▸ MATERIAL
++++++++++++++++++++

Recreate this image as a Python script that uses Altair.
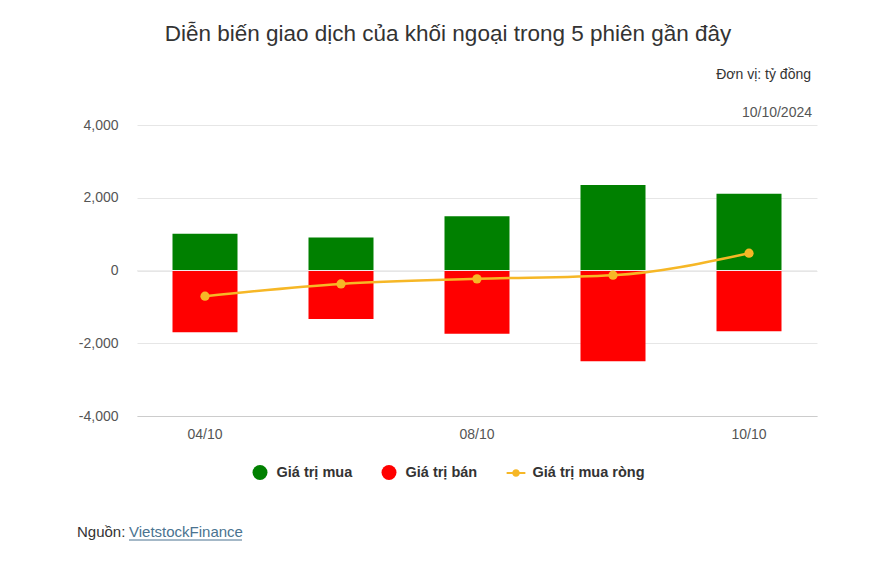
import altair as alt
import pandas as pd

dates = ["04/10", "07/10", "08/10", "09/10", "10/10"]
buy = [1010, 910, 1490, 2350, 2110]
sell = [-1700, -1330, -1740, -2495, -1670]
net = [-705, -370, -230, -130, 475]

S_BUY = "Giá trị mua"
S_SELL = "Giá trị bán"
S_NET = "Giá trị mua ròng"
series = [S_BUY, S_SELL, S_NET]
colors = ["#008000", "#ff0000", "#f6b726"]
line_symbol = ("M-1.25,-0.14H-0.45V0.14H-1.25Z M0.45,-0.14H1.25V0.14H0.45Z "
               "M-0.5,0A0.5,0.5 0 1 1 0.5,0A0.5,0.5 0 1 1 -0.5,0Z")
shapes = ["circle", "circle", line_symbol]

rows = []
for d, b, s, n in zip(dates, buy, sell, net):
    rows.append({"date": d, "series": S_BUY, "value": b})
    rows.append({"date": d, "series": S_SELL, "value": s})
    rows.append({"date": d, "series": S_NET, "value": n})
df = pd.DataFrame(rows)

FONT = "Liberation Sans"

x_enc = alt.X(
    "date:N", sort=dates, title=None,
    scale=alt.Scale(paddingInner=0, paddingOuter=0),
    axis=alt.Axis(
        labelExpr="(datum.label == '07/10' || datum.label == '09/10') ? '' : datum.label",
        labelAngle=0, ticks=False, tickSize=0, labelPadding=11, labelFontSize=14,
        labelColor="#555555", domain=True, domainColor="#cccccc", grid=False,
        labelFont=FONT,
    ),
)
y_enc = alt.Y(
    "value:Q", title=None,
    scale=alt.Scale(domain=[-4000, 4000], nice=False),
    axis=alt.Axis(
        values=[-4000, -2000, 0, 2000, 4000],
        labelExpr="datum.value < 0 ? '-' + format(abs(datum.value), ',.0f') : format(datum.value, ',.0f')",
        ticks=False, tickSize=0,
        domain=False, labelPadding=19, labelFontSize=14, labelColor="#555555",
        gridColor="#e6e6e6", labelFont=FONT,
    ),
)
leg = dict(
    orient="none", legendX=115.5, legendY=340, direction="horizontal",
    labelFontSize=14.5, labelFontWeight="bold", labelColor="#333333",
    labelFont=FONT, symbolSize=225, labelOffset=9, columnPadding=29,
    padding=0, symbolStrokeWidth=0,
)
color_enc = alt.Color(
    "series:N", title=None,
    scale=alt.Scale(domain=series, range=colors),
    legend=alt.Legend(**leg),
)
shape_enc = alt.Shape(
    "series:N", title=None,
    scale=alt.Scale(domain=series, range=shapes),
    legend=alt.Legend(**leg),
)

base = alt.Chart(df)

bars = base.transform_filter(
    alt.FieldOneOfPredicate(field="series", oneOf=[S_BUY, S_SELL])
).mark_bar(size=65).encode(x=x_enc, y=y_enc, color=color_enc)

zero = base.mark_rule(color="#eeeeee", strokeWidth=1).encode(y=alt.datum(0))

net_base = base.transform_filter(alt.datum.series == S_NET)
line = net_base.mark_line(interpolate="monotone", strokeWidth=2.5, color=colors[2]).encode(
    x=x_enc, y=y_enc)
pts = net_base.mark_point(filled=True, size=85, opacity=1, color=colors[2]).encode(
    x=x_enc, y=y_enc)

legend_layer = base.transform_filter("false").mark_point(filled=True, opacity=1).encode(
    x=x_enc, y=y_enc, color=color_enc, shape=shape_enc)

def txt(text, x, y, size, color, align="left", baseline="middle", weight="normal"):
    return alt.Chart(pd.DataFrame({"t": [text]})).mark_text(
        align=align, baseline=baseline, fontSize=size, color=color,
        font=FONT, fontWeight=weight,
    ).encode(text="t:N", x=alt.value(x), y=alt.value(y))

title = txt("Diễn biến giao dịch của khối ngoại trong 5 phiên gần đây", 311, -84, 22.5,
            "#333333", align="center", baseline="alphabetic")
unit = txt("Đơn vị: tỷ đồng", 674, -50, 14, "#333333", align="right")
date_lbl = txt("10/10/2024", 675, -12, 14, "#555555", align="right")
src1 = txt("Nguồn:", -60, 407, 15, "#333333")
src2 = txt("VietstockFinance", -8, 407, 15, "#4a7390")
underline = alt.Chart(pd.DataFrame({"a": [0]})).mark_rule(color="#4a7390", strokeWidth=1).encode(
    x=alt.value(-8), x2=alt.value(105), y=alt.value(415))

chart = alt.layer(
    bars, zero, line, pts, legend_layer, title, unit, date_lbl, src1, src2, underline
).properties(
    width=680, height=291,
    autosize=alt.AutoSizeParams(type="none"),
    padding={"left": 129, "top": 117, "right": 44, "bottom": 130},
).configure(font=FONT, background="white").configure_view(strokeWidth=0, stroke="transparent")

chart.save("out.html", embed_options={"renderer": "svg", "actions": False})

++++++++++++++++++++

▸ EXERCISE OBJECTIVE
Leave out the pictures and repeat the lines from the start of the material through the line with "net = [-705, -370, -230, -130, 475]", inclusive.

▸ EXERCISE RESULT
Recreate this image as a Python script that uses Altair.
import altair as alt
import pandas as pd

dates = ["04/10", "07/10", "08/10", "09/10", "10/10"]
buy = [1010, 910, 1490, 2350, 2110]
sell = [-1700, -1330, -1740, -2495, -1670]
net = [-705, -370, -230, -130, 475]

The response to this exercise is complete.